Repeat the full listing below verbatim and keep the images out.

----------------

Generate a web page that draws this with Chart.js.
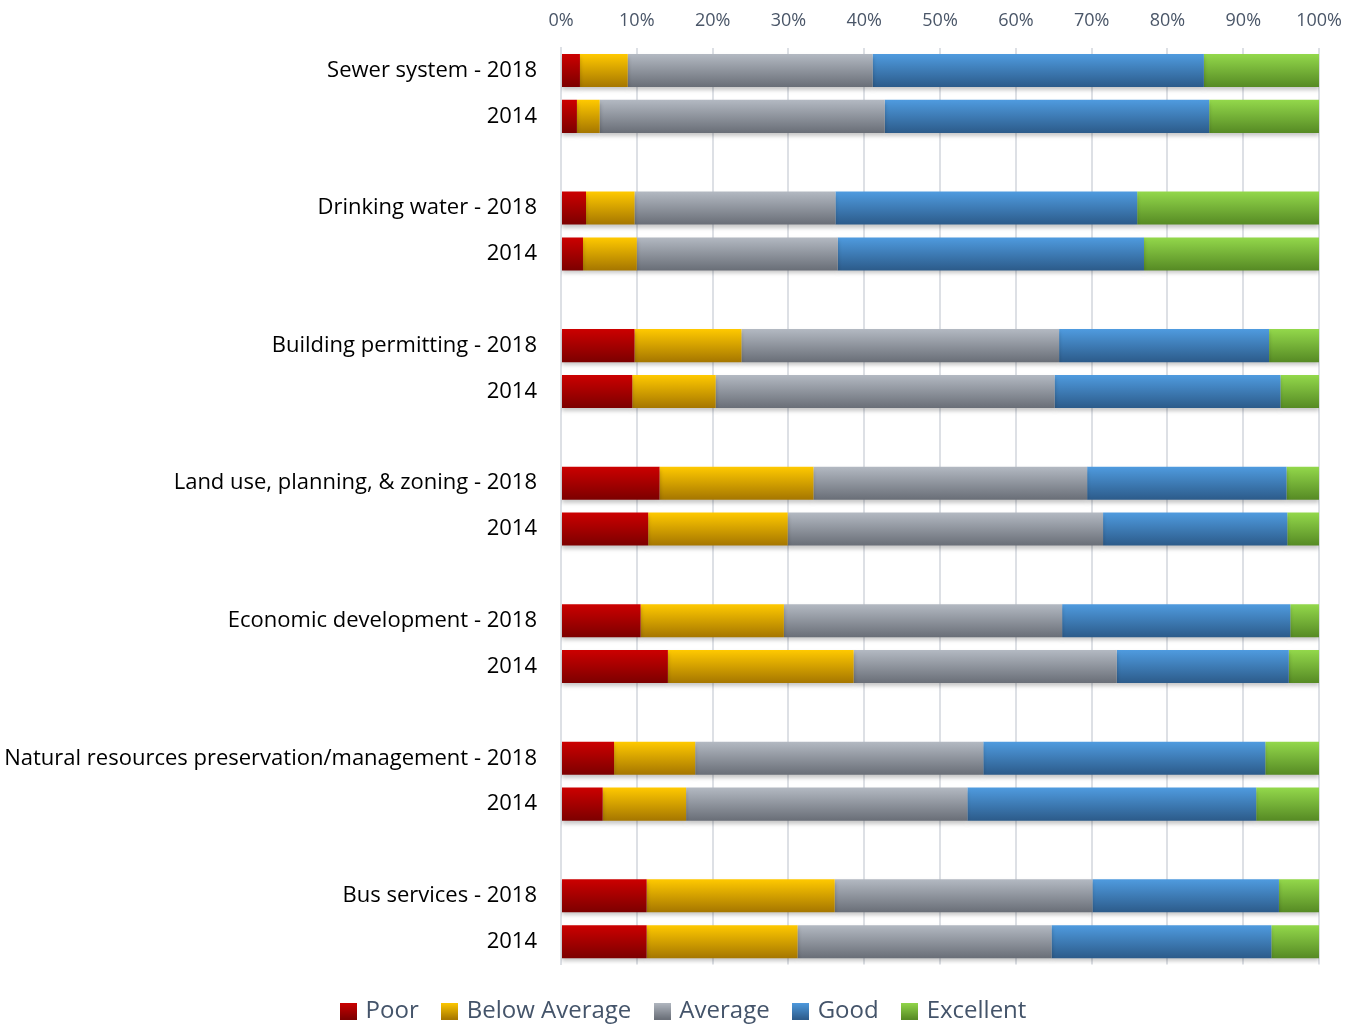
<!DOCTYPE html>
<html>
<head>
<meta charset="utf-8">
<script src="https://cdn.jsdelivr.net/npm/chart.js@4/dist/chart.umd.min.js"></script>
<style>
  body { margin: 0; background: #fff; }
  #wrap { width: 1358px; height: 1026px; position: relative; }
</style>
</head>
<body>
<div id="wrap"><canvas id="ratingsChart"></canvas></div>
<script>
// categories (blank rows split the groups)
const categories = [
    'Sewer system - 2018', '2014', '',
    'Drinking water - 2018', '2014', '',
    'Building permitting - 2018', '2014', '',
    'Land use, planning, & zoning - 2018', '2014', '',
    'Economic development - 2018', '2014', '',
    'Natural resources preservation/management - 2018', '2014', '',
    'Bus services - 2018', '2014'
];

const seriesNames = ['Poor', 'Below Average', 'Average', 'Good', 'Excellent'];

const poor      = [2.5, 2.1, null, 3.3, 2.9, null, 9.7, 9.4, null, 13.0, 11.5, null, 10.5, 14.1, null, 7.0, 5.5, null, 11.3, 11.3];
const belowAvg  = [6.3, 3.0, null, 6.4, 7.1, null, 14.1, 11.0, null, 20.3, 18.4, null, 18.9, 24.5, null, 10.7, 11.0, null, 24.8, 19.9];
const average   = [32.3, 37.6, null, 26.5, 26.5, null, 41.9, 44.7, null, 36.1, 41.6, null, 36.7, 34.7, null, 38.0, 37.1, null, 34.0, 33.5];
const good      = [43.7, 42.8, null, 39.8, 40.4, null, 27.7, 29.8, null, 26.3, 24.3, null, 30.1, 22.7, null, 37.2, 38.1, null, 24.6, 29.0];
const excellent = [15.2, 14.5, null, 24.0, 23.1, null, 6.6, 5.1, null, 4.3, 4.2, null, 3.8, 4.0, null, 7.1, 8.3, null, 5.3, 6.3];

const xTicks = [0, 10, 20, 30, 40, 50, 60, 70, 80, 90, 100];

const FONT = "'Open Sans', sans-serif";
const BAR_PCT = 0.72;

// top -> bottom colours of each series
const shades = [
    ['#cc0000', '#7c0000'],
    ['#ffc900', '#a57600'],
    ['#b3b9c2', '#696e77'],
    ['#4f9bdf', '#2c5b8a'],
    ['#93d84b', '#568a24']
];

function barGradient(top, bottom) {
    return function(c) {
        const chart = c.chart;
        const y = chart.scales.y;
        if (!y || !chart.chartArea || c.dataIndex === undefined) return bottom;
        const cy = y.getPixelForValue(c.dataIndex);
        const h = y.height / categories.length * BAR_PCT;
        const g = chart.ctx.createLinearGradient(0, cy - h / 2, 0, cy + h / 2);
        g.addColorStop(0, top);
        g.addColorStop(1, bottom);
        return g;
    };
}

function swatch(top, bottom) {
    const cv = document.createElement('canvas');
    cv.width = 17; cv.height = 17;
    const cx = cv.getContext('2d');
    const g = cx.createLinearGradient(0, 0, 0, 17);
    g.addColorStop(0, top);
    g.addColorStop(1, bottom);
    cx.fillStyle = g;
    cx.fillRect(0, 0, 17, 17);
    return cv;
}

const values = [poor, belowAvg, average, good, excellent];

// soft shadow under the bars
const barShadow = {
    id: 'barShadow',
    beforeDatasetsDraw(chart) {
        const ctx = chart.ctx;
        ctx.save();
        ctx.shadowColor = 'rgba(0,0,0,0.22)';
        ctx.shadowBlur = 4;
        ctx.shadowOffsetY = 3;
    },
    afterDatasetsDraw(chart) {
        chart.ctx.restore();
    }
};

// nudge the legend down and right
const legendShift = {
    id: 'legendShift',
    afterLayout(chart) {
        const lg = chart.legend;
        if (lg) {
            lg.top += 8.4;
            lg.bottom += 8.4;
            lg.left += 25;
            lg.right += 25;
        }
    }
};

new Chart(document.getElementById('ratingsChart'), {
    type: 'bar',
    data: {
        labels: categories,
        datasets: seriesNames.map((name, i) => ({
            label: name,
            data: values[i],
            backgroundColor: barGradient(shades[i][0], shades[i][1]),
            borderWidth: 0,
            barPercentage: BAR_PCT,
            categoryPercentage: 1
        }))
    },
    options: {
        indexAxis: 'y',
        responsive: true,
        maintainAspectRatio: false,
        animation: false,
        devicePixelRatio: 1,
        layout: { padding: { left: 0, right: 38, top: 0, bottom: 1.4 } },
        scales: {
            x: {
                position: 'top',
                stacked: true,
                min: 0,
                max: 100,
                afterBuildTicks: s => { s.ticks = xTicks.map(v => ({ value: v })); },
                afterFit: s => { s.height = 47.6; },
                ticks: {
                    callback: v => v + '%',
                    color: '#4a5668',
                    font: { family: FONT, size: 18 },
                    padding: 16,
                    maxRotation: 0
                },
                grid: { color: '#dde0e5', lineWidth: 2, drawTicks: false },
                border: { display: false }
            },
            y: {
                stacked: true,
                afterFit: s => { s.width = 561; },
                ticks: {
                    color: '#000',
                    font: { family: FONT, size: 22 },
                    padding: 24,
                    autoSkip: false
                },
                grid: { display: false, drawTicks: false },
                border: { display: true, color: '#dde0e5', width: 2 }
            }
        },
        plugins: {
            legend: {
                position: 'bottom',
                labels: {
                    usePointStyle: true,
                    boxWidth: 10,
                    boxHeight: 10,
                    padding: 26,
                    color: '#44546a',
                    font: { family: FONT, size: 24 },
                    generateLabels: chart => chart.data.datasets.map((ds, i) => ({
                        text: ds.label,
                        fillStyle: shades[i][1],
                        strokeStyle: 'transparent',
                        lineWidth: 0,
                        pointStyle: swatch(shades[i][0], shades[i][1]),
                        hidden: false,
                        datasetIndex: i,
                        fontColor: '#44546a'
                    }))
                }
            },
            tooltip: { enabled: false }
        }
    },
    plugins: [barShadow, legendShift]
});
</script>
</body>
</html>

----------------

_Correct response_:
Generate a web page that draws this with Chart.js.
<!DOCTYPE html>
<html>
<head>
<meta charset="utf-8">
<script src="https://cdn.jsdelivr.net/npm/chart.js@4/dist/chart.umd.min.js"></script>
<style>
  body { margin: 0; background: #fff; }
  #wrap { width: 1358px; height: 1026px; position: relative; }
</style>
</head>
<body>
<div id="wrap"><canvas id="ratingsChart"></canvas></div>
<script>
// categories (blank rows split the groups)
const categories = [
    'Sewer system - 2018', '2014', '',
    'Drinking water - 2018', '2014', '',
    'Building permitting - 2018', '2014', '',
    'Land use, planning, & zoning - 2018', '2014', '',
    'Economic development - 2018', '2014', '',
    'Natural resources preservation/management - 2018', '2014', '',
    'Bus services - 2018', '2014'
];

const seriesNames = ['Poor', 'Below Average', 'Average', 'Good', 'Excellent'];

const poor      = [2.5, 2.1, null, 3.3, 2.9, null, 9.7, 9.4, null, 13.0, 11.5, null, 10.5, 14.1, null, 7.0, 5.5, null, 11.3, 11.3];
const belowAvg  = [6.3, 3.0, null, 6.4, 7.1, null, 14.1, 11.0, null, 20.3, 18.4, null, 18.9, 24.5, null, 10.7, 11.0, null, 24.8, 19.9];
const average   = [32.3, 37.6, null, 26.5, 26.5, null, 41.9, 44.7, null, 36.1, 41.6, null, 36.7, 34.7, null, 38.0, 37.1, null, 34.0, 33.5];
const good      = [43.7, 42.8, null, 39.8, 40.4, null, 27.7, 29.8, null, 26.3, 24.3, null, 30.1, 22.7, null, 37.2, 38.1, null, 24.6, 29.0];
const excellent = [15.2, 14.5, null, 24.0, 23.1, null, 6.6, 5.1, null, 4.3, 4.2, null, 3.8, 4.0, null, 7.1, 8.3, null, 5.3, 6.3];

const xTicks = [0, 10, 20, 30, 40, 50, 60, 70, 80, 90, 100];

const FONT = "'Open Sans', sans-serif";
const BAR_PCT = 0.72;

// top -> bottom colours of each series
const shades = [
    ['#cc0000', '#7c0000'],
    ['#ffc900', '#a57600'],
    ['#b3b9c2', '#696e77'],
    ['#4f9bdf', '#2c5b8a'],
    ['#93d84b', '#568a24']
];

function barGradient(top, bottom) {
    return function(c) {
        const chart = c.chart;
        const y = chart.scales.y;
        if (!y || !chart.chartArea || c.dataIndex === undefined) return bottom;
        const cy = y.getPixelForValue(c.dataIndex);
        const h = y.height / categories.length * BAR_PCT;
        const g = chart.ctx.createLinearGradient(0, cy - h / 2, 0, cy + h / 2);
        g.addColorStop(0, top);
        g.addColorStop(1, bottom);
        return g;
    };
}

function swatch(top, bottom) {
    const cv = document.createElement('canvas');
    cv.width = 17; cv.height = 17;
    const cx = cv.getContext('2d');
    const g = cx.createLinearGradient(0, 0, 0, 17);
    g.addColorStop(0, top);
    g.addColorStop(1, bottom);
    cx.fillStyle = g;
    cx.fillRect(0, 0, 17, 17);
    return cv;
}

const values = [poor, belowAvg, average, good, excellent];

// soft shadow under the bars
const barShadow = {
    id: 'barShadow',
    beforeDatasetsDraw(chart) {
        const ctx = chart.ctx;
        ctx.save();
        ctx.shadowColor = 'rgba(0,0,0,0.22)';
        ctx.shadowBlur = 4;
        ctx.shadowOffsetY = 3;
    },
    afterDatasetsDraw(chart) {
        chart.ctx.restore();
    }
};

// nudge the legend down and right
const legendShift = {
    id: 'legendShift',
    afterLayout(chart) {
        const lg = chart.legend;
        if (lg) {
            lg.top += 8.4;
            lg.bottom += 8.4;
            lg.left += 25;
            lg.right += 25;
        }
    }
};

new Chart(document.getElementById('ratingsChart'), {
    type: 'bar',
    data: {
        labels: categories,
        datasets: seriesNames.map((name, i) => ({
            label: name,
            data: values[i],
            backgroundColor: barGradient(shades[i][0], shades[i][1]),
            borderWidth: 0,
            barPercentage: BAR_PCT,
            categoryPercentage: 1
        }))
    },
    options: {
        indexAxis: 'y',
        responsive: true,
        maintainAspectRatio: false,
        animation: false,
        devicePixelRatio: 1,
        layout: { padding: { left: 0, right: 38, top: 0, bottom: 1.4 } },
        scales: {
            x: {
                position: 'top',
                stacked: true,
                min: 0,
                max: 100,
                afterBuildTicks: s => { s.ticks = xTicks.map(v => ({ value: v })); },
                afterFit: s => { s.height = 47.6; },
                ticks: {
                    callback: v => v + '%',
                    color: '#4a5668',
                    font: { family: FONT, size: 18 },
                    padding: 16,
                    maxRotation: 0
                },
                grid: { color: '#dde0e5', lineWidth: 2, drawTicks: false },
                border: { display: false }
            },
            y: {
                stacked: true,
                afterFit: s => { s.width = 561; },
                ticks: {
                    color: '#000',
                    font: { family: FONT, size: 22 },
                    padding: 24,
                    autoSkip: false
                },
                grid: { display: false, drawTicks: false },
                border: { display: true, color: '#dde0e5', width: 2 }
            }
        },
        plugins: {
            legend: {
                position: 'bottom',
                labels: {
                    usePointStyle: true,
                    boxWidth: 10,
                    boxHeight: 10,
                    padding: 26,
                    color: '#44546a',
                    font: { family: FONT, size: 24 },
                    generateLabels: chart => chart.data.datasets.map((ds, i) => ({
                        text: ds.label,
                        fillStyle: shades[i][1],
                        strokeStyle: 'transparent',
                        lineWidth: 0,
                        pointStyle: swatch(shades[i][0], shades[i][1]),
                        hidden: false,
                        datasetIndex: i,
                        fontColor: '#44546a'
                    }))
                }
            },
            tooltip: { enabled: false }
        }
    },
    plugins: [barShadow, legendShift]
});
</script>
</body>
</html>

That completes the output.